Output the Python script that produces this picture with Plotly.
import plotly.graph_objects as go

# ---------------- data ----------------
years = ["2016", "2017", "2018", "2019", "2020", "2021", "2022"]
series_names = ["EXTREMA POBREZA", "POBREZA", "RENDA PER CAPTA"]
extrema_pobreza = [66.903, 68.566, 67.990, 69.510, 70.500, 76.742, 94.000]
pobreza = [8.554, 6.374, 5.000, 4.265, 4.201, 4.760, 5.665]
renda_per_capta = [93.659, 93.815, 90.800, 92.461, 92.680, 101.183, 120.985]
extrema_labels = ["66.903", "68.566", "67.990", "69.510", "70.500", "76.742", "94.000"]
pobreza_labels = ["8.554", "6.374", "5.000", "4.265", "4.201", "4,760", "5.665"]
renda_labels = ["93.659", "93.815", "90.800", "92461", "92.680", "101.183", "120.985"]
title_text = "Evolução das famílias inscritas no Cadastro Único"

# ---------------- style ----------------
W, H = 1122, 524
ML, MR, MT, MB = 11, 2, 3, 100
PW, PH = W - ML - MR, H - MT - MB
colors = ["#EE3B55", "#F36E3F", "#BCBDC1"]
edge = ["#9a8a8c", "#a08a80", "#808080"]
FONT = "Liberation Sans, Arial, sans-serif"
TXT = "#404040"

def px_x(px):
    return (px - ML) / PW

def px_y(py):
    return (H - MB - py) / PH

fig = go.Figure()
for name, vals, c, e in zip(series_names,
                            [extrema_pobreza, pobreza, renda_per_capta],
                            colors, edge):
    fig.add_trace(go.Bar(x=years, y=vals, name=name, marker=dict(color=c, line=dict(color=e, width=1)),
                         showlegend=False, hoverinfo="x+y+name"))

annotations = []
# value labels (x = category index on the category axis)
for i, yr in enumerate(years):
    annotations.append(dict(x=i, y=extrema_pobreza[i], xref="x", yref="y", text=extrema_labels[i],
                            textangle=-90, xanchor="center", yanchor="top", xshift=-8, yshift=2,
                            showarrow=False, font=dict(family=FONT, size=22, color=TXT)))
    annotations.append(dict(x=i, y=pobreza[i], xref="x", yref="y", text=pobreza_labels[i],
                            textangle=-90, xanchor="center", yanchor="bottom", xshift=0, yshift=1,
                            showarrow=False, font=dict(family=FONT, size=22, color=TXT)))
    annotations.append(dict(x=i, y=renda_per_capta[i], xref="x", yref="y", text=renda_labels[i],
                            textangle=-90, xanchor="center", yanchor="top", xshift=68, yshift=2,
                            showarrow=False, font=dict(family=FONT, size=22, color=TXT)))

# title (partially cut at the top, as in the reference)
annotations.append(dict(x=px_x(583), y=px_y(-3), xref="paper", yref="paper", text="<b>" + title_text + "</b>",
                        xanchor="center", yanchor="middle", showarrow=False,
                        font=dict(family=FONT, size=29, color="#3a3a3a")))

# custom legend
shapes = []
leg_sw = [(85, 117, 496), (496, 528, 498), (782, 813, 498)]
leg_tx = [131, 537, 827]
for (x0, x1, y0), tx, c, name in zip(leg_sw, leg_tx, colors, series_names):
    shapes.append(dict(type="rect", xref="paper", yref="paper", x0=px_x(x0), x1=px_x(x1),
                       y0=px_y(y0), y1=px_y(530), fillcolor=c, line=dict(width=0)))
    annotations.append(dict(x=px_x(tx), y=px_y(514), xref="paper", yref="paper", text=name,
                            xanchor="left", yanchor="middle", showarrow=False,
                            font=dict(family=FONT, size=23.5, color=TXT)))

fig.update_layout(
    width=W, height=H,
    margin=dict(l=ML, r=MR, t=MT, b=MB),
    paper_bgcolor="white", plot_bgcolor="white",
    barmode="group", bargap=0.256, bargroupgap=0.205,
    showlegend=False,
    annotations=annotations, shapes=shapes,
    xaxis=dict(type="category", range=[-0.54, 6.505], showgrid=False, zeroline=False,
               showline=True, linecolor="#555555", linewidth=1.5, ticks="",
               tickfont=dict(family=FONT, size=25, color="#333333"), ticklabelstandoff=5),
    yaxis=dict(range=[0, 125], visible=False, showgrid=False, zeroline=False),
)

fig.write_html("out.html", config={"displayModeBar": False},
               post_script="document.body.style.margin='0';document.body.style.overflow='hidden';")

--

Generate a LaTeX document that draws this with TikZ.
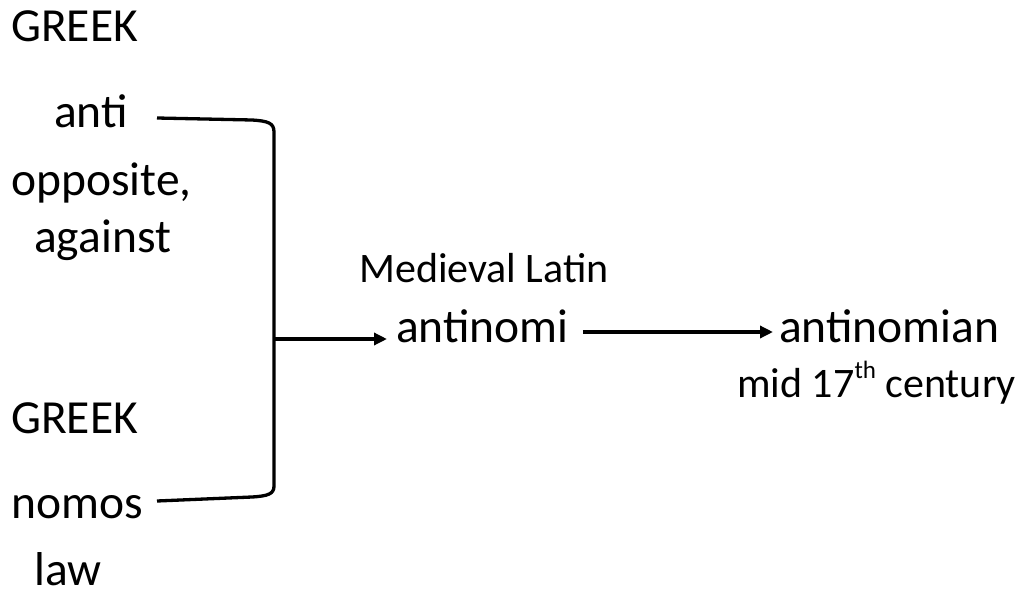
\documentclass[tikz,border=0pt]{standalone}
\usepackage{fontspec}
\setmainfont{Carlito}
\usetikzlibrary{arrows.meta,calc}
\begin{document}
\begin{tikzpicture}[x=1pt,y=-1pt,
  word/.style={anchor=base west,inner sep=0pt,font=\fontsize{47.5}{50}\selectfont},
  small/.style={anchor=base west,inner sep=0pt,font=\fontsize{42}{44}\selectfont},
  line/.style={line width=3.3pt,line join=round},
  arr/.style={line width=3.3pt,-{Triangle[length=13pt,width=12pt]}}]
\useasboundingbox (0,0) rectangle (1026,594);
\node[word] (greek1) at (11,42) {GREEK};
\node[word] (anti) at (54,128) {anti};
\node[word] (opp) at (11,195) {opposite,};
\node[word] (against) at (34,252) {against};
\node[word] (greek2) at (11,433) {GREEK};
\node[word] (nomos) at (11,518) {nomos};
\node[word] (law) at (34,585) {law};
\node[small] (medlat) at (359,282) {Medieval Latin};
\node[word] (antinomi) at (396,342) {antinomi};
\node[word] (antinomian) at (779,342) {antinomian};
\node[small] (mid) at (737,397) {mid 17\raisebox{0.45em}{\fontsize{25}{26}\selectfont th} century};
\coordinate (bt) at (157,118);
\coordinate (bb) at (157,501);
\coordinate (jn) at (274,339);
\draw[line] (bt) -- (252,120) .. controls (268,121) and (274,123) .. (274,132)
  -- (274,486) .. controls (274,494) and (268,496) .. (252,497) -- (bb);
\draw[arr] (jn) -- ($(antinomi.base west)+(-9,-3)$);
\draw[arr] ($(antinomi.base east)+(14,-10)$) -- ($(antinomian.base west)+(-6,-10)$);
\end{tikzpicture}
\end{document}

| WHAT IS ASKED |
Quote exactly the lines running from the line with "Output the Python" through the line with "import plotly.graph_objects as go", both ends included, and nothing more.

| FULL OUTPUT |
Output the Python script that produces this picture with Plotly.
import plotly.graph_objects as go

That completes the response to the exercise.